The Coq mailing list

[Robert Helgesson <robert AT rycee.net>]

> >But I haven't been able to figure out how to prove something like
> >
> >Lemma sym_sym_equiv : forall (A : Type) (S : Setoid A) (x y : A)
> >   (H : x == y), symmetry (symmetry H) = H.
> >
> >Is it at all possible to prove this general case and if so, how?
> >If it's not possible then I would appreciate a short description
> >why.
> 
> I don't think that this will be provable in general because in
> general the proof of "x == y" may not be unique.  In particular the
> proof may contain trace information making "symmetry (symmetry H) <>
> H".
> [snip example]

Thank you for the explanation and example, it makes the situation more
clear to me.  After sending the mail, however, I happened to think of
the notion of proof irrelevance and found the corresponding module.

So, showing the sym_sym_equiv lemma becomes trivial once the axiom of
proof_irrelevance is added.  But perhaps it's a bad idea to introduce
this axiom without careful consideration?  My specific situation now
is that I'm continuing learning Coq by developing some category theory
and have reached the point where I would like to show

  Theorem dual_dual_category :
          forall (ob : Type) (hom : ob -> ob -> Type)
          (C : Category ob hom), JMeq (dualCat (dualCat C)) C.
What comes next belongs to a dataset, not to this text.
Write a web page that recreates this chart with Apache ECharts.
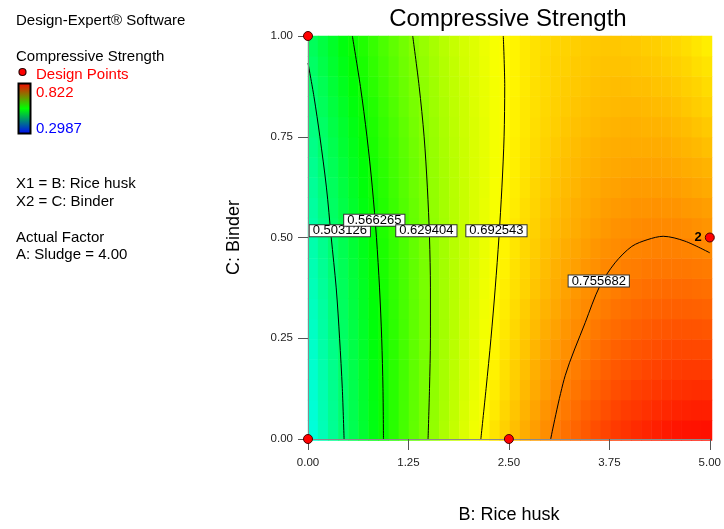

which is rather straight-forward until I hit precisely the problem in
my previous message, i.e., I have to show something like

  setoid_sym (setoid_sym (assoc f g h)) = assoc f g h

applying proof irrelevance does indeed do away with this equality and
subsequently makes the whole theorem pass.  Seeing the "proof
completed" fills me with giddy joy but I'm worried that introducing
the axiom in this situation is bad.  Am I worrying unnecessarily?

/Robert